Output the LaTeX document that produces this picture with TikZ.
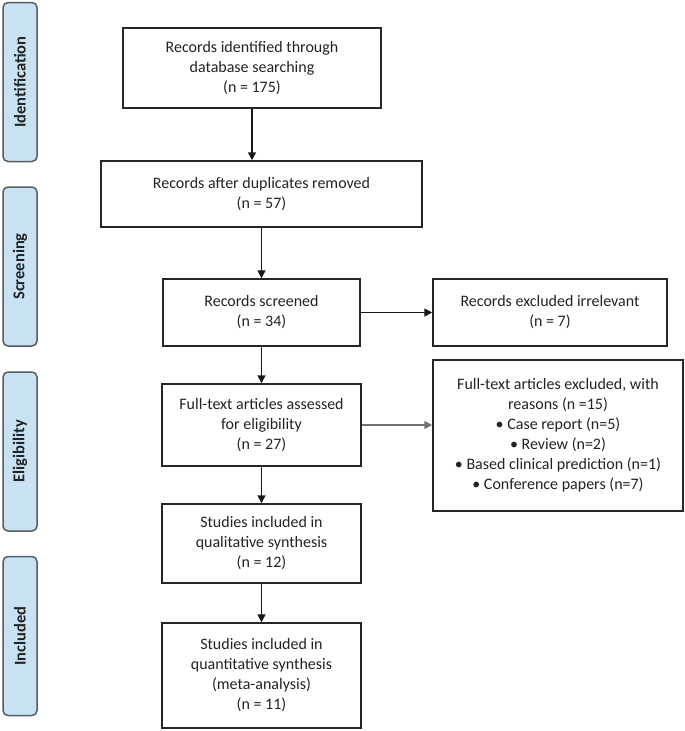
--
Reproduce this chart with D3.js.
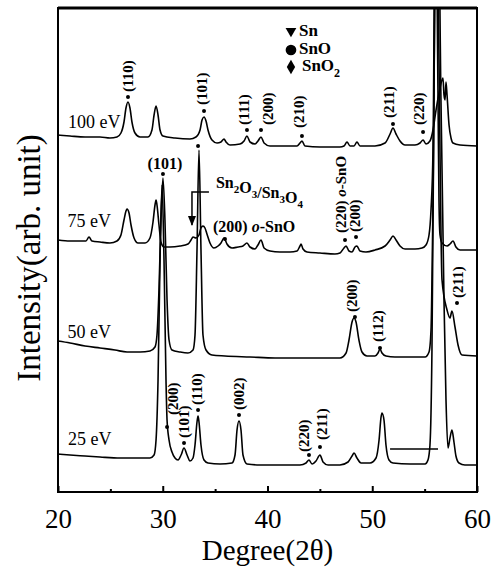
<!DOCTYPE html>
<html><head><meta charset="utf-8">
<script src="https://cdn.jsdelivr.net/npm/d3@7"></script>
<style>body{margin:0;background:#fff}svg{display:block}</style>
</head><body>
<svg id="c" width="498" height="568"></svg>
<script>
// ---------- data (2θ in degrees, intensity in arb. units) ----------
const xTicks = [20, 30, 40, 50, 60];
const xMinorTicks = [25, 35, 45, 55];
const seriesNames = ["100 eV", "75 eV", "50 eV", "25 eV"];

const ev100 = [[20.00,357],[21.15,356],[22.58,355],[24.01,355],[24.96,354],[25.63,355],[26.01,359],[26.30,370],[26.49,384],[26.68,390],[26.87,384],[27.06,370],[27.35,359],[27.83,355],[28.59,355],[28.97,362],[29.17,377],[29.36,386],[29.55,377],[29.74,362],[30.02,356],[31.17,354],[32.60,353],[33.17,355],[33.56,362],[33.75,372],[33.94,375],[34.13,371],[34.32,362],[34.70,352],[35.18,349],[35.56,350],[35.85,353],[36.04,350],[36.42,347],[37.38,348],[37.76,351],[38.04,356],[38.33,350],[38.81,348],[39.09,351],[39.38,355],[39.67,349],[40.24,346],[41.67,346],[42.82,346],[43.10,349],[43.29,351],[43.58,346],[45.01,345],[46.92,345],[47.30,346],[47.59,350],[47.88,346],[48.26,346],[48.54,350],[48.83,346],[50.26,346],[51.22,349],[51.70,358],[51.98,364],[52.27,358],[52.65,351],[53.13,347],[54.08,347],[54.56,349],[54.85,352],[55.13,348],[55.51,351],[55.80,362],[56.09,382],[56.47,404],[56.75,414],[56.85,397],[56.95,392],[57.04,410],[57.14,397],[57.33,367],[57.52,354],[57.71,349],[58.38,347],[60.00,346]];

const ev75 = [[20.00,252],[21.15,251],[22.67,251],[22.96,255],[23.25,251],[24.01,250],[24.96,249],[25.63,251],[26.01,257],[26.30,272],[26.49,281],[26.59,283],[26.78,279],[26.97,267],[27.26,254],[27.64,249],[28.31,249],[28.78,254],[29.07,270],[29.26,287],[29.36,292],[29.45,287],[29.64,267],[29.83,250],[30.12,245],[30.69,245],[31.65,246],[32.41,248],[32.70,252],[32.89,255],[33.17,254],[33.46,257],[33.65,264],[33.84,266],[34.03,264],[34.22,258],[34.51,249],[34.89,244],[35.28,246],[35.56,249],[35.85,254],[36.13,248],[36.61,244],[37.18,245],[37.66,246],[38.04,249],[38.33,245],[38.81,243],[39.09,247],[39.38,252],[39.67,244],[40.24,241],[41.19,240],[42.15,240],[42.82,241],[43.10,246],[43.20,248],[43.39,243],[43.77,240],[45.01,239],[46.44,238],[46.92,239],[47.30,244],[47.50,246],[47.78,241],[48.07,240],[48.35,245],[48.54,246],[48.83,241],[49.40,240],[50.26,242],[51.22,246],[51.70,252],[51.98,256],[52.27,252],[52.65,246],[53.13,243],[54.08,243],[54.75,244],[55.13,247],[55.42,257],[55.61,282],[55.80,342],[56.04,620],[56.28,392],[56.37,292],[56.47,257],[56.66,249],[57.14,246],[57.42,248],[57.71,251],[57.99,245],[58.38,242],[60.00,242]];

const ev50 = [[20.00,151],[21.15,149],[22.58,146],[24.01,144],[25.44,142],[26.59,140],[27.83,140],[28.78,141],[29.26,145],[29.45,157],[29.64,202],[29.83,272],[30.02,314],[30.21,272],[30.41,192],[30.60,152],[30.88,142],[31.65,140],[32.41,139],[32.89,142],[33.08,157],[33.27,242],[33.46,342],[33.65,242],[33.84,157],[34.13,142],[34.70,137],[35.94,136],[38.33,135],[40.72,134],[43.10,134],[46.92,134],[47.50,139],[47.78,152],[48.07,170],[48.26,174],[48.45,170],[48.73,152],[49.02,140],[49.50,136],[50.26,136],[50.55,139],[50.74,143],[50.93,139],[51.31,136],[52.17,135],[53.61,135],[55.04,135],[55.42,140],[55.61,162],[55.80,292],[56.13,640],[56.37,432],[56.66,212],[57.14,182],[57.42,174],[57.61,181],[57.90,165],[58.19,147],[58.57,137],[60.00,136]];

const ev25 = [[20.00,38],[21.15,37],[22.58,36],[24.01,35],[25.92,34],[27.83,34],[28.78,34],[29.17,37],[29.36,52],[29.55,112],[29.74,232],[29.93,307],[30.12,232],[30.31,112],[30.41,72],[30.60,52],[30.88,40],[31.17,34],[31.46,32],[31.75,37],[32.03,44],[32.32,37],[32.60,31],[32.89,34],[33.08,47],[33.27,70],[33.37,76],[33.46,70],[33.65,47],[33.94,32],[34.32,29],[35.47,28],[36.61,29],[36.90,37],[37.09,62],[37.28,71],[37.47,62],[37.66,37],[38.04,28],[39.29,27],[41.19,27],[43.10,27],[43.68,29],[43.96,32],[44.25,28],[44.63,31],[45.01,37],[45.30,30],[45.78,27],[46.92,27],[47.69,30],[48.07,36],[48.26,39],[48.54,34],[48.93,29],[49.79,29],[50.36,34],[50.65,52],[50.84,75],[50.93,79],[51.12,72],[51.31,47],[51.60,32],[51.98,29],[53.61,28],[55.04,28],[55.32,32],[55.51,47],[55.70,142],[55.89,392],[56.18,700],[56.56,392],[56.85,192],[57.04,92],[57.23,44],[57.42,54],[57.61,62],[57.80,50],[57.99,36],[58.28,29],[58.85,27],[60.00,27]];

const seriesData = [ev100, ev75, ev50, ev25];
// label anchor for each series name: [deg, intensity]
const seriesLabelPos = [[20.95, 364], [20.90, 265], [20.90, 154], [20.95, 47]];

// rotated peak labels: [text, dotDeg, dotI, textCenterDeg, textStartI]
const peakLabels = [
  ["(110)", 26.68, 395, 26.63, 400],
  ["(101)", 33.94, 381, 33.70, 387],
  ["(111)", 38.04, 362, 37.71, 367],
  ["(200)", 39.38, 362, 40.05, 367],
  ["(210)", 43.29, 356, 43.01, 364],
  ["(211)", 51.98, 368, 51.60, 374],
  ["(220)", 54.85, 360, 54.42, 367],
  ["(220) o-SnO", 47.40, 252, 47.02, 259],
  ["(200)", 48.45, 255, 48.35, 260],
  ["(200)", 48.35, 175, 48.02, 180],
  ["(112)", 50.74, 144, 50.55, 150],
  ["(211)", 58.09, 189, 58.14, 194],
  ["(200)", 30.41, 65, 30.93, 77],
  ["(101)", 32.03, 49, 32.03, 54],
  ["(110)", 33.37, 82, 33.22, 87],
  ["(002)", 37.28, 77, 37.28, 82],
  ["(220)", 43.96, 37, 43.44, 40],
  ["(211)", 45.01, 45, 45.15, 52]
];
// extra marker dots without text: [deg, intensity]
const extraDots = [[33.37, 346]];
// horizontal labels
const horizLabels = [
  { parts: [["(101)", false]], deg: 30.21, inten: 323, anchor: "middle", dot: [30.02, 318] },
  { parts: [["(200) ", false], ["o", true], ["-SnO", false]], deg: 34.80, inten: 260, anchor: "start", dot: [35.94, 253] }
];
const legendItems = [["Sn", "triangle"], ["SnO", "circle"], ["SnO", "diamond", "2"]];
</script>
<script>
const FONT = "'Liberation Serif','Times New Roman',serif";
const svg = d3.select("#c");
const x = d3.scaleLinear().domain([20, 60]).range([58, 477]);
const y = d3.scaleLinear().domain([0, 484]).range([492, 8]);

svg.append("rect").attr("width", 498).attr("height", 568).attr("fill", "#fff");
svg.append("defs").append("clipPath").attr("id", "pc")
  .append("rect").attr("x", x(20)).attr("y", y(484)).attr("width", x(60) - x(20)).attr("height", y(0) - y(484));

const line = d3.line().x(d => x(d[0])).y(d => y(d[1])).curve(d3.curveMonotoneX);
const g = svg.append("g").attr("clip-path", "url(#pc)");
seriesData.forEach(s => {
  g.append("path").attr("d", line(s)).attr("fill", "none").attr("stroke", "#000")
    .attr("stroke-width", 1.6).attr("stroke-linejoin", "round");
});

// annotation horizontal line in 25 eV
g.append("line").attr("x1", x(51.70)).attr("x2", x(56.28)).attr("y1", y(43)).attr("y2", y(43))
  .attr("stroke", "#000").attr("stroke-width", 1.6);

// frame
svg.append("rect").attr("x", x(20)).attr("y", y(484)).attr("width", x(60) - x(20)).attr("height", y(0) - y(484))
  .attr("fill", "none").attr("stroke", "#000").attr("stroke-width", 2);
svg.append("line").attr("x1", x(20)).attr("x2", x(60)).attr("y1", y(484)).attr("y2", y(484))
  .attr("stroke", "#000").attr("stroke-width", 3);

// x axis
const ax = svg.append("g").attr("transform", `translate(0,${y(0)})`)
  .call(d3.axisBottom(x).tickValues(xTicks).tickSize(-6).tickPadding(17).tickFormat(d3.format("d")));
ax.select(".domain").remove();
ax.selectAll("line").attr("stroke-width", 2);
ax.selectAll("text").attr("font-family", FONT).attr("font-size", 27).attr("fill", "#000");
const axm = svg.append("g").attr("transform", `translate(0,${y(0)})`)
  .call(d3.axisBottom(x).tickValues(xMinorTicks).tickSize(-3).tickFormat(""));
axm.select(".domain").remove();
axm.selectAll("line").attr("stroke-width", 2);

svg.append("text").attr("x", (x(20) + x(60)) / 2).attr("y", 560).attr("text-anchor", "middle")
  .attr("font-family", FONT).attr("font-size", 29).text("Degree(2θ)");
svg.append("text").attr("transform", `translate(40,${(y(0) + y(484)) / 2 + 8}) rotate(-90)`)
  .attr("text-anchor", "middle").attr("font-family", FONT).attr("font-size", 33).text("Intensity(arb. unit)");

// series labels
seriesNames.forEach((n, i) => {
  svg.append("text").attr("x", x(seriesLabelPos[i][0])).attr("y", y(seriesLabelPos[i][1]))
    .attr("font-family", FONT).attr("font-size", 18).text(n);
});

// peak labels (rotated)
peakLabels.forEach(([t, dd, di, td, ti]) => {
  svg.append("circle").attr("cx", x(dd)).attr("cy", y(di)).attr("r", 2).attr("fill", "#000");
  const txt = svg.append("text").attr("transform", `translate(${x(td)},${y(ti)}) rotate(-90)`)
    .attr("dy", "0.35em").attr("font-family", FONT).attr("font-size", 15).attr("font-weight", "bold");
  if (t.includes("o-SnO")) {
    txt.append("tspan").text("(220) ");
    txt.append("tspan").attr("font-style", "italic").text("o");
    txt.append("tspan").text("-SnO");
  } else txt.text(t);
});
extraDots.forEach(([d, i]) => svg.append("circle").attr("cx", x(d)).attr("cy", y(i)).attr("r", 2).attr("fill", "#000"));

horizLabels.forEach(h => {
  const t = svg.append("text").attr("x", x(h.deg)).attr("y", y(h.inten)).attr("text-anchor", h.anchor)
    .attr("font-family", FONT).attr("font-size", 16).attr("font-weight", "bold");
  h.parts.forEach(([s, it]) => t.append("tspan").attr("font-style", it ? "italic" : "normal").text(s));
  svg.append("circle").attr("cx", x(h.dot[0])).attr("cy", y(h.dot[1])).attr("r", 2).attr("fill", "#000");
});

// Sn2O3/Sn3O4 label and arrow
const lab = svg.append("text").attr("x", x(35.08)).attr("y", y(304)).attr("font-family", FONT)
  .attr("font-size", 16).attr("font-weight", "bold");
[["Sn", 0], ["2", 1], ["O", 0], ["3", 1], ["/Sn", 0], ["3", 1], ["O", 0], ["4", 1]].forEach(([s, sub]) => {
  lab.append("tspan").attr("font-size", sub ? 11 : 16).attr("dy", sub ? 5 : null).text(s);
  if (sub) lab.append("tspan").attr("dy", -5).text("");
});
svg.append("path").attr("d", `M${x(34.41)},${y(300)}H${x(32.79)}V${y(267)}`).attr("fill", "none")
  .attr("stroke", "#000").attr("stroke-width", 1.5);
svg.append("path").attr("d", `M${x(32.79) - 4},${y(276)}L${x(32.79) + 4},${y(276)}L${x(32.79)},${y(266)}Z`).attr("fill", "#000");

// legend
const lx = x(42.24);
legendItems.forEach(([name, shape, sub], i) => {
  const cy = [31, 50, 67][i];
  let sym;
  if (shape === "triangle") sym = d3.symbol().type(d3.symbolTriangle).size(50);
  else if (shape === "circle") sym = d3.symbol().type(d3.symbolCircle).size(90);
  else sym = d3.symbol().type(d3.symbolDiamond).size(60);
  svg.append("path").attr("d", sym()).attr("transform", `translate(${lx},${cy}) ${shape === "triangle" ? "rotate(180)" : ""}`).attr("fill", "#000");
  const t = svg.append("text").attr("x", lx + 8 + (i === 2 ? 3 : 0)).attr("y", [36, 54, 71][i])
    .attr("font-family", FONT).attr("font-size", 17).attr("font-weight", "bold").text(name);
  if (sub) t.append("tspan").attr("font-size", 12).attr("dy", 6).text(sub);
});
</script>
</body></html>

» Task to complete: Of the lines in the entries, how many include the word "this"? State only the number.

» Output below: 2